start Material provided

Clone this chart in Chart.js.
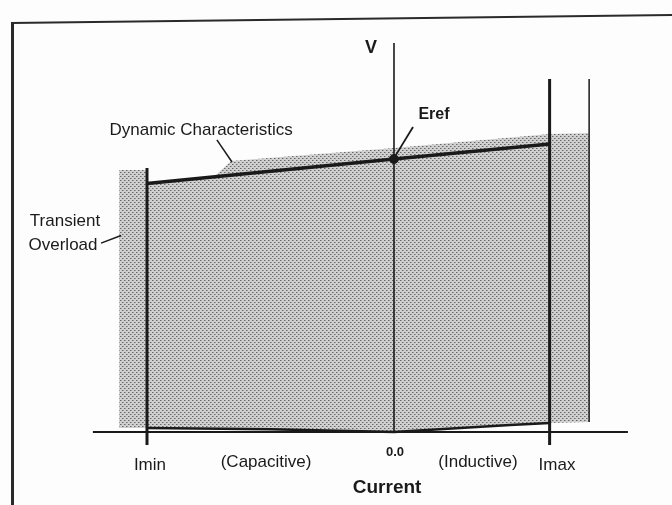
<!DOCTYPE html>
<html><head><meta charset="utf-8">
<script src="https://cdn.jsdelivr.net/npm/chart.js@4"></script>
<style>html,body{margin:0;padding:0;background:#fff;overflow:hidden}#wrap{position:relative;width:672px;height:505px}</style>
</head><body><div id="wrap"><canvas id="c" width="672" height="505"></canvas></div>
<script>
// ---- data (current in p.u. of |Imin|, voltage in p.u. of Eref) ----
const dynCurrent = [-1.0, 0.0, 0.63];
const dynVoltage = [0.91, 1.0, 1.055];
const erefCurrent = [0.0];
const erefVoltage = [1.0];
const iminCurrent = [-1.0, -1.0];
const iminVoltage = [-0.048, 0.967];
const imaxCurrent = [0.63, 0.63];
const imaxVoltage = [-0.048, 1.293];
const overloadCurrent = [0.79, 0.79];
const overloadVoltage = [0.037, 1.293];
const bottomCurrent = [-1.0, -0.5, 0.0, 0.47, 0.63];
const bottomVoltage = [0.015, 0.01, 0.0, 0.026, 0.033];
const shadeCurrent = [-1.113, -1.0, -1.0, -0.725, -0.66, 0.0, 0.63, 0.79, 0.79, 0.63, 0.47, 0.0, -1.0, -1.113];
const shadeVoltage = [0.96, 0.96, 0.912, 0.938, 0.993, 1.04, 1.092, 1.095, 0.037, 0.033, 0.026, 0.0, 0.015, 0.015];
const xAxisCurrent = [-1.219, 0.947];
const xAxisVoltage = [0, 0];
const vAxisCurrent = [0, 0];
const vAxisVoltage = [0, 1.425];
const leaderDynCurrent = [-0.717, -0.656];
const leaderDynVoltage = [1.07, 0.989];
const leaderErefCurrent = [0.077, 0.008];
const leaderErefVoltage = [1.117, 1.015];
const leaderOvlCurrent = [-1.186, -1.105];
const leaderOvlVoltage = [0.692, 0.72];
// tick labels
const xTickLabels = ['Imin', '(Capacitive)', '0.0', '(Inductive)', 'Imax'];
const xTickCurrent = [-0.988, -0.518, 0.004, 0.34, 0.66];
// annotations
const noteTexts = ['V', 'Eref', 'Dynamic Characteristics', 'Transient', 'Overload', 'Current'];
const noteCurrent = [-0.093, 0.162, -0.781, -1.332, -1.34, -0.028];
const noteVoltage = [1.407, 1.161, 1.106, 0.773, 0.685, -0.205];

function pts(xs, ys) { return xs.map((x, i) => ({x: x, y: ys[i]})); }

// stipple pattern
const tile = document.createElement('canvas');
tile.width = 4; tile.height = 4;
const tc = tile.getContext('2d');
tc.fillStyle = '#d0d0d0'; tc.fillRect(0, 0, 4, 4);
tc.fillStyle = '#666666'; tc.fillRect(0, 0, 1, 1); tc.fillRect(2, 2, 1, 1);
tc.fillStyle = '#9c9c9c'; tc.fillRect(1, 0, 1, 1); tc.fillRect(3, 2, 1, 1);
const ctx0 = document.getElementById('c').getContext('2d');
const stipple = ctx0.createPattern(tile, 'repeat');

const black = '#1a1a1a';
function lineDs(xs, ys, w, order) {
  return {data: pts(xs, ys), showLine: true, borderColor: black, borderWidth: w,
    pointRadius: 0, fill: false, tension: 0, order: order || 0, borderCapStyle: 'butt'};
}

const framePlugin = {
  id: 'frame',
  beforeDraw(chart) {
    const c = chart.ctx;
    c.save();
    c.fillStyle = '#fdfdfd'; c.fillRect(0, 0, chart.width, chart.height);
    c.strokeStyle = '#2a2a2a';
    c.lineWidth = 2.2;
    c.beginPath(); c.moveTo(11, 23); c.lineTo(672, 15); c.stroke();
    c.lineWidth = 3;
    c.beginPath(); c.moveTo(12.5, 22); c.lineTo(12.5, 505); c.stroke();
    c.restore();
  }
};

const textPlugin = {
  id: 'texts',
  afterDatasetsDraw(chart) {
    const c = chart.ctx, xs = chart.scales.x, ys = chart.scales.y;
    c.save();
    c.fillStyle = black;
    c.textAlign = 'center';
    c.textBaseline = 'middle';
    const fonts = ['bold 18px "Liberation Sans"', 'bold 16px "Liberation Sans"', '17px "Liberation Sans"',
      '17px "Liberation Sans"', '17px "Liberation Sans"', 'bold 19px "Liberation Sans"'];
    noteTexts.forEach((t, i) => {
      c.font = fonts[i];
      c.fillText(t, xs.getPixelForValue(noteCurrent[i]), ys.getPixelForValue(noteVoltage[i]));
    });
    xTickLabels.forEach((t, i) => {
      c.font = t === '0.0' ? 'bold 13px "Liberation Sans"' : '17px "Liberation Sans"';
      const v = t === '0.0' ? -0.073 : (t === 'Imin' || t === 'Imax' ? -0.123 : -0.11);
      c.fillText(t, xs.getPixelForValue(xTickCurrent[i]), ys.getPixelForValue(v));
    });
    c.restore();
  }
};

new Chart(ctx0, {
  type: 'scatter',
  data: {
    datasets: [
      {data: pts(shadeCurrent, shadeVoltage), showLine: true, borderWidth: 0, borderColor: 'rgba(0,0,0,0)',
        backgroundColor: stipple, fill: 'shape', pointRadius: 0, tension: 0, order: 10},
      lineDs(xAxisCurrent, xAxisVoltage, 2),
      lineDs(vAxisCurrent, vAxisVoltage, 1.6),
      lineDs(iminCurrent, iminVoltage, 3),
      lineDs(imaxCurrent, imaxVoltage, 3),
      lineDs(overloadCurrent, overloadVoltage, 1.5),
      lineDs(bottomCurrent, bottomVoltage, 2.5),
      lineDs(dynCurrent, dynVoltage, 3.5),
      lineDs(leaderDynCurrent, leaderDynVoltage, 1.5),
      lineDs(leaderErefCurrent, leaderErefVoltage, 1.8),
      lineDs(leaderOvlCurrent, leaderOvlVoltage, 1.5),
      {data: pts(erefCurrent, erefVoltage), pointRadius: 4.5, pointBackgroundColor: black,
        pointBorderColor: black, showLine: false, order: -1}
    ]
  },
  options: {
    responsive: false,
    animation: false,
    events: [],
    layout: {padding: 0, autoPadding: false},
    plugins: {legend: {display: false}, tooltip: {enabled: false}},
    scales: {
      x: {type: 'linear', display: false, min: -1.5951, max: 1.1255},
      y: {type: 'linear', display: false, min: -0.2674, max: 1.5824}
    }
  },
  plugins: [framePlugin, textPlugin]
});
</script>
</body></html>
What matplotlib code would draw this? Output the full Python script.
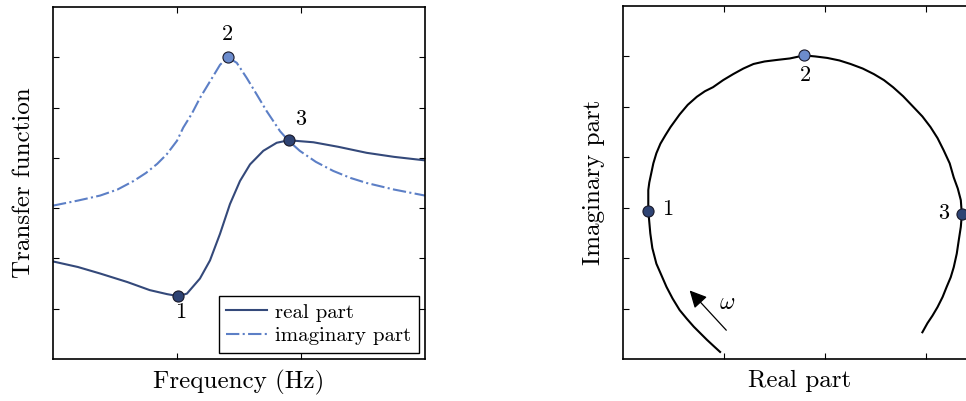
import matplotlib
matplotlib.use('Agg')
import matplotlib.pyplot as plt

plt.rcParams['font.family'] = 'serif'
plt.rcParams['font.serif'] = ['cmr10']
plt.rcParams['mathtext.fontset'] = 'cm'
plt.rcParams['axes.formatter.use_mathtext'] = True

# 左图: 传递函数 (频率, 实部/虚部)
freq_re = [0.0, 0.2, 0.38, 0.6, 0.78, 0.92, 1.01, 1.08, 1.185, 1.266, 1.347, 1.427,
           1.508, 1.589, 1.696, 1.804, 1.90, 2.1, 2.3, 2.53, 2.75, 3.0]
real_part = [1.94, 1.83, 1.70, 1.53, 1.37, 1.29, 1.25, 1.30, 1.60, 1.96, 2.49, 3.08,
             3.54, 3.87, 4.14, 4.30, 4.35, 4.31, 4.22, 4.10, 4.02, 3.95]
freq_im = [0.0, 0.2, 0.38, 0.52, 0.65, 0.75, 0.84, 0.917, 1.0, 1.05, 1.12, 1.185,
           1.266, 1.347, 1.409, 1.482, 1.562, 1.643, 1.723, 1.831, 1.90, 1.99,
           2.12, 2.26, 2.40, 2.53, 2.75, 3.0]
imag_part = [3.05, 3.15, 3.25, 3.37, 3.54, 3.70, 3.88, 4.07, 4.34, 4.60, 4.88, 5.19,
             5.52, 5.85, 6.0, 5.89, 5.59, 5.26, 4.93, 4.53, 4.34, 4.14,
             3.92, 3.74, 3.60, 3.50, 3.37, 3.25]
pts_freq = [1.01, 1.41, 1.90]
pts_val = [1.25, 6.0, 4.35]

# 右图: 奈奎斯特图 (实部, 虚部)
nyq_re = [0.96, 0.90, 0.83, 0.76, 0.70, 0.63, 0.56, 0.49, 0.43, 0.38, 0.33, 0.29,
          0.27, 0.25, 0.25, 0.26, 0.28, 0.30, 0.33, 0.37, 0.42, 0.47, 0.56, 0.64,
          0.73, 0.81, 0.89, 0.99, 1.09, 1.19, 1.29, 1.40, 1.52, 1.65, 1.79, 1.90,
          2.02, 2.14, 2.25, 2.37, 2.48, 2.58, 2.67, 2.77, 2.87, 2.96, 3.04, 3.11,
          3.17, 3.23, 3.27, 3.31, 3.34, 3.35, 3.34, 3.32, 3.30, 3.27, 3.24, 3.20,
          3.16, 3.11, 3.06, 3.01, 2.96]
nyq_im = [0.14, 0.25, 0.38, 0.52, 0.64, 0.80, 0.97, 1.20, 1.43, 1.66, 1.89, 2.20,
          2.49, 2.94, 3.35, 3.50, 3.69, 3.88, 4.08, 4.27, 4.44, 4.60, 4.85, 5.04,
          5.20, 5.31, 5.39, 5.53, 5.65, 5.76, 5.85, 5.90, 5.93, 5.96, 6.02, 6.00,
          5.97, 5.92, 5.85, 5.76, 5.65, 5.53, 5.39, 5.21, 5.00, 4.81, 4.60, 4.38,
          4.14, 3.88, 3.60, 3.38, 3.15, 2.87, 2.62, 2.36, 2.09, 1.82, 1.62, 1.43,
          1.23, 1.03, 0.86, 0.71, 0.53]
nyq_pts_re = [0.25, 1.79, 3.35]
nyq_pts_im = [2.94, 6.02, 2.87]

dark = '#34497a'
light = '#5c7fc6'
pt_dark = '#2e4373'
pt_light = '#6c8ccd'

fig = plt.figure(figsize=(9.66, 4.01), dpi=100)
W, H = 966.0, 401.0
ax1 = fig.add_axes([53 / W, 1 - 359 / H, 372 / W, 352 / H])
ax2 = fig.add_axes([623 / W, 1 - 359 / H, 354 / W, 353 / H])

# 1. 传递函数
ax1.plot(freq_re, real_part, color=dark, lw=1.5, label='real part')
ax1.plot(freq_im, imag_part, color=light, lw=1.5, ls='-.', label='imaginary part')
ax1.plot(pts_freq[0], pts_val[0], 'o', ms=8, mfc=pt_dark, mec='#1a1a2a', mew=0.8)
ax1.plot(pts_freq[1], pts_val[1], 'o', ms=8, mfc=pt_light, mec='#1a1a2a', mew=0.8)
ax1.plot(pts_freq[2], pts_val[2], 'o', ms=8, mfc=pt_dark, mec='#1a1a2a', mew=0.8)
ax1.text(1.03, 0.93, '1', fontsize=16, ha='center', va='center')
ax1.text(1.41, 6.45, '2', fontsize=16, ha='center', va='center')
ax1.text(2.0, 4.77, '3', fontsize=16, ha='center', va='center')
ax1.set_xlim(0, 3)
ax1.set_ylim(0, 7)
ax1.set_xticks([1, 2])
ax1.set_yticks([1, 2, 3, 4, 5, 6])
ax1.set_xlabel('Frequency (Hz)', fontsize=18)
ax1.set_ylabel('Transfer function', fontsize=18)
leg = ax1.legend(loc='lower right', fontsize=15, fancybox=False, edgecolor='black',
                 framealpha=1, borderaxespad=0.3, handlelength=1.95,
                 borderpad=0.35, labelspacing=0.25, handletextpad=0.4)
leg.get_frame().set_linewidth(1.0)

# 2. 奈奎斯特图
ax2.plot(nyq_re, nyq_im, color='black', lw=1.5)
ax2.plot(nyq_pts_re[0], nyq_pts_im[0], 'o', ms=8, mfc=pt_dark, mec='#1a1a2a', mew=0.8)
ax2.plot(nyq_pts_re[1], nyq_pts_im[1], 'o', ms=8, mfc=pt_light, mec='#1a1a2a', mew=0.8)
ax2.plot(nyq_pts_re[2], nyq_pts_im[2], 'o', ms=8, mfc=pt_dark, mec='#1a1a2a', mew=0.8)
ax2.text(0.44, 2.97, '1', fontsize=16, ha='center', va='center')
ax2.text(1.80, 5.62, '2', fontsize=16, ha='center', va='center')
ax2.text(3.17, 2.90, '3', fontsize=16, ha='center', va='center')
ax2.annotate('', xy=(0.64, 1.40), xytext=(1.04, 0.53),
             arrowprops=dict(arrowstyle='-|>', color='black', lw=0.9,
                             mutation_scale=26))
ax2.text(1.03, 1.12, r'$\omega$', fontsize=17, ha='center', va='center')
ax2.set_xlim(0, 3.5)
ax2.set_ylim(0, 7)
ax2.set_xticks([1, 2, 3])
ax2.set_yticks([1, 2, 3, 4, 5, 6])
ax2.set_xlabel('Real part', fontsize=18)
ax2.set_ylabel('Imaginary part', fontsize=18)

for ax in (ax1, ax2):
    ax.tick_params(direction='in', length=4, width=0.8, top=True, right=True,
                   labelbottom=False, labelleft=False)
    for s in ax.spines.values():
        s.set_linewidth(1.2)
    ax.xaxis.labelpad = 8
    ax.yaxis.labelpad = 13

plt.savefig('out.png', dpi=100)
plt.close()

end Material provided

Repeat the lines above exactly, beginning with the one containing "What matplotlib code" and finishing with the one containing "plt.rcParams['axes.formatter.use_mathtext'] = True". No pictures belong in the copy.

What matplotlib code would draw this? Output the full Python script.
import matplotlib
matplotlib.use('Agg')
import matplotlib.pyplot as plt

plt.rcParams['font.family'] = 'serif'
plt.rcParams['font.serif'] = ['cmr10']
plt.rcParams['mathtext.fontset'] = 'cm'
plt.rcParams['axes.formatter.use_mathtext'] = True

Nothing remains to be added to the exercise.